In May of 2014, the Company sold its KRON-TV building in San Francisco to a third party for $24.5 million of net cash proceeds. The Company has leased the space back from the third party through December 31, 2014, with no rental payments required. The Company is required to defer the gain on the sale until the end of the lease term. The Company anticipates recording a gain in the range of $10 million in the fourth quarter. The Company has entered into a sublease for studio and office space in San Francisco and expects to physically move its television operations to the new location in the fourth quarter of 2014.


In April of 2014, the Company adopted a plan to restructure certain corporate and shared service operations intended to save $10 million in operating costs annually. The Company recorded severance expense of $4.5 million in the second quarter and expects to record a total of $0.7 million and $0.2 million of accelerated performance-accelerated restricted stock and stock option expense, respectively, in 2014 to implement the plan. Accrued severance costs are included in the “Accrued expenses and other liabilities” line item on the consolidated condensed balance sheet. Following severance payments of $0.7 million, the remaining severance liability related to the corporate restructuring was approximately $3.8 million as of June 30, 3014.

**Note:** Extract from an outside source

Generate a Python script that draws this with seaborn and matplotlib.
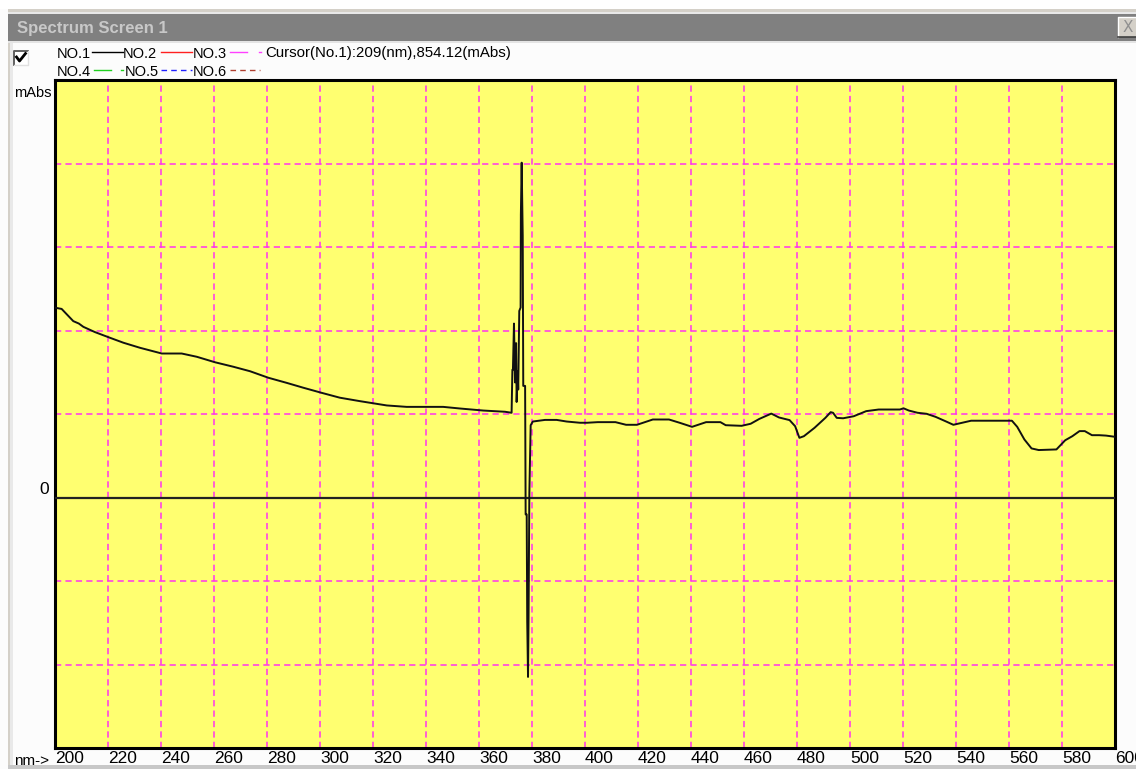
import matplotlib
matplotlib.use("Agg")
import matplotlib.pyplot as plt
import seaborn as sns
import pandas as pd
from matplotlib import font_manager
from matplotlib.patches import Rectangle
from matplotlib.lines import Line2D
from matplotlib.ticker import MultipleLocator

# ---------------- data ----------------
wavelength_nm = [
    200.0, 202.5, 206.9, 209.0, 210.7, 215.1, 220.8, 225.8, 232.1, 240.3,
    247.8, 253.5, 260.4, 267.3, 273.6, 280.5, 287.4, 293.7, 300.6, 307.5,
    315.1, 325.2, 332.7, 346.5, 352.8, 361.6, 369.8, 372.3, 372.6, 372.8,
    373.2, 373.6, 374.0, 374.2, 374.6, 374.8, 375.2, 375.7, 375.8, 376.1,
    376.5, 376.7, 377.4, 377.6, 378.0, 378.2, 378.5, 378.7, 379.0, 379.5,
    380.3, 384.9, 389.3, 393.1, 398.1, 400.8, 404.8, 411.5, 415.5, 419.6,
    425.6, 431.7, 435.7, 440.4, 445.7, 451.1, 453.1, 459.1, 462.5, 465.8,
    470.3, 473.2, 477.2, 479.3, 480.9, 482.6, 486.6, 490.7, 492.7, 493.6,
    495.0, 497.4, 501.4, 506.1, 510.8, 518.8, 520.2, 522.2, 525.5, 528.9,
    532.3, 536.3, 539.0, 541.0, 545.7, 552.4, 561.1, 563.1, 565.8, 568.5,
    571.2, 577.9, 581.2, 583.9, 586.6, 588.6, 591.3, 594.0, 596.6, 600.0,
]
absorbance_mabs = [
    932, 926, 866, 854.12, 838, 812, 784, 760, 735, 707,
    707, 691, 664, 642, 620, 588, 563, 539, 514, 490,
    473, 452, 445, 445, 437, 427, 421, 416, 627, 627,
    854, 565, 758, 469, 619, 530, 916, 933, 1390, 1644,
    1284, 548, 548, -83, -83, -609, -881, -592, 22, 355,
    373, 381, 381, 373, 367, 367, 370, 370, 357, 357,
    383, 383, 367, 347, 370, 370, 355, 352, 362, 386,
    412, 393, 380, 350, 293, 301, 342, 391, 419, 416,
    391, 389, 399, 424, 432, 432, 438, 427, 416, 411,
    396, 373, 357, 363, 377, 377, 377, 347, 285, 241,
    233, 236, 281, 301, 326, 326, 306, 306, 304, 298,
]
x_ticks = [200, 220, 240, 260, 280, 300, 320, 340, 360, 380,
           400, 420, 440, 460, 480, 500, 520, 540, 560, 580, 600]
x_tick_labels = [str(t) for t in x_ticks]
grid_step_mabs = 410
y_range = (-3 * grid_step_mabs, 5 * grid_step_mabs)

window_title = "Spectrum Screen 1"
legend_row1 = ["NO.1", "NO.2", "NO.3"]
legend_row2 = ["NO.4", "NO.5", "NO.6"]
cursor_text = "Cursor(No.1):209(nm),854.12(mAbs)"

spectrum = pd.DataFrame({"nm": wavelength_nm, "mAbs": absorbance_mabs})

# ---------------- figure ----------------
W, H = 1136, 769
plt.rcParams["lines.scale_dashes"] = False
fonts = {f.name for f in font_manager.fontManager.ttflist}
ui_font = "Liberation Sans" if "Liberation Sans" in fonts else "DejaVu Sans"
tick_font = "Liberation Sans Narrow" if "Liberation Sans Narrow" in fonts else ui_font
plt.rcParams["font.family"] = [ui_font, "DejaVu Sans"]

fig = plt.figure(figsize=(W / 100, H / 100), dpi=100)
fig.patch.set_facecolor("#FCFCFC")


def fx(px):
    return px / W


def fy(py):
    return 1 - py / H


def rect(x0, y0, x1, y1, color, **kw):
    fig.add_artist(Rectangle((fx(x0), fy(y1)), fx(x1) - fx(x0), fy(y0) - fy(y1),
                             transform=fig.transFigure, facecolor=color,
                             edgecolor="none", **kw))


def seg(xs, ys, color, lw=1.0, **kw):
    fig.add_artist(Line2D([fx(v) for v in xs], [fy(v) for v in ys],
                          transform=fig.transFigure, color=color, lw=lw, **kw))


# window frame
rect(0, 0, W, 9, "#FFFFFF")
rect(8, 9, W, 12, "#D4D0C8")
rect(8, 12, W, 14, "#E8E8E8")
rect(8, 14, W, 41, "#808080")
rect(8, 41, W, 43, "#E4E4E4")
rect(8, 43, 10, H, "#D4D0C8")
rect(10, 43, 13, H, "#E9E9E9")
rect(8, 765, W, H, "#C8C8C8")
fig.text(fx(17), fy(33), window_title, color="#C8C8C8", fontsize=12,
         fontweight="bold", va="baseline", ha="left")

# close button
rect(1118, 17, W, 37, "#D4D0C8")
seg([1118, 1118, W], [37, 17, 17], "#FFFFFF", lw=1)
seg([1118, W], [37, 37], "#404040", lw=1.2)
fig.text(fx(1128), fy(27), "X", color="#909090", fontsize=11,
         ha="center", va="center", family="DejaVu Sans")

# checkbox
rect(14, 51, 28, 65, "#FFFFFF")
seg([14, 14, 28], [65, 51, 51], "#606060", lw=1.4)
seg([14, 28, 28], [65, 65, 51], "#E0E0E0", lw=1)
seg([16.5, 19.5, 25.5], [57, 61, 53.5], "#000000", lw=2)

# legend rows
leg_fs = 10.5
fig.text(fx(57), fy(57.5), legend_row1[0], fontsize=leg_fs, va="baseline")
seg([92, 123], [51.5, 51.5], "#000000", lw=1)
fig.text(fx(123), fy(57.5), legend_row1[1], fontsize=leg_fs, va="baseline")
seg([161, 192], [51.5, 51.5], "#FF2020", lw=1)
fig.text(fx(193), fy(57.5), legend_row1[2], fontsize=leg_fs, va="baseline")
seg([230, 247], [51.5, 51.5], "#FF40FF", lw=1)
seg([259, 261], [51.5, 51.5], "#FF40FF", lw=1)
fig.text(fx(265), fy(57.5), cursor_text, fontsize=10.8, va="baseline")

fig.text(fx(57), fy(76), legend_row2[0], fontsize=leg_fs, va="baseline")
seg([94, 111], [70, 70], "#20D020", lw=1)
seg([121, 123], [70, 70], "#20D020", lw=1)
fig.text(fx(125), fy(76), legend_row2[1], fontsize=leg_fs, va="baseline")
seg([161, 192], [70, 70], "#2020FF", lw=1, linestyle=(0, (4, 3)))
fig.text(fx(193), fy(76), legend_row2[2], fontsize=leg_fs, va="baseline")
seg([230, 260], [70, 70], "#B04030", lw=1, linestyle=(0, (4, 3)))

# axis captions
fig.text(fx(52), fy(97), "mAbs", fontsize=leg_fs, ha="right", va="baseline",
         family=[tick_font, "DejaVu Sans"])
fig.text(fx(14), fy(765), "nm->", fontsize=11, ha="left", va="baseline",
         family=[tick_font, "DejaVu Sans"])

# ---------------- plot area ----------------
ax = fig.add_axes([fx(55), fy(748), fx(1115) - fx(55), fy(80) - fy(748)])
ax.set_facecolor("#FFFF70")

sns.lineplot(data=spectrum, x="nm", y="mAbs", ax=ax, estimator=None, sort=False,
             color="#111111", lw=1.4, zorder=4)
ax.axhline(0, color="#222222", lw=1.6, zorder=3)

ax.set_xlim(x_ticks[0], x_ticks[-1])
ax.set_ylim(*y_range)
ax.set_xticks(x_ticks)
ax.set_xticklabels(x_tick_labels, fontsize=12.5, family=[tick_font, "DejaVu Sans"])
for lab in ax.get_xticklabels():
    lab.set_horizontalalignment("left")
ax.set_yticks([0])
ax.set_yticklabels(["0"], fontsize=12.5, family=[tick_font, "DejaVu Sans"])
for lab in ax.get_yticklabels():
    lab.set_verticalalignment("bottom")
ax.tick_params(axis="x", length=0, pad=2)
ax.tick_params(axis="y", length=0, pad=4)
ax.yaxis.set_minor_locator(MultipleLocator(grid_step_mabs))
ax.tick_params(axis="y", which="minor", length=0)

grid_style = dict(color="#FF33EE", lw=1.1, linestyle=(0, (4.5, 3)))
ax.grid(True, axis="x", which="major", **grid_style)
ax.grid(True, axis="y", which="minor", **grid_style)
ax.grid(False, axis="y", which="major")
ax.set_axisbelow(True)
ax.set_xlabel("")
ax.set_ylabel("")
for side in ["left", "right", "top", "bottom"]:
    ax.spines[side].set_color("#000000")
    ax.spines[side].set_linewidth(2.2)
    ax.spines[side].set_visible(True)

fig.savefig("out.png", dpi=100, facecolor=fig.get_facecolor())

In the second quarter of 2014, the Company wrote off the value of certain broadcast equipment and other assets that will no longer be utilized as planned and cannot be recovered through sale which resulted in a loss of $1 million, reflected in the “Loss (gain) related to property and equipment, net” line on the statements of comprehensive income for the three months ended June 30, 2014. In March of 2014, the Company received just under $1 million of insurance proceeds as settlement for a damaged antenna used by the Company’s television station in Richmond, Virginia. In the first quarter of 2014, the Company wrote down the value of certain held-for-sale real property in Florence, South Carolina, to its estimated fair value less costs to sell of $0.2 million; the Company recorded a loss of $0.2 million. These items resulted in a combined loss of $0.2 million for the six months ended June 30, 2014.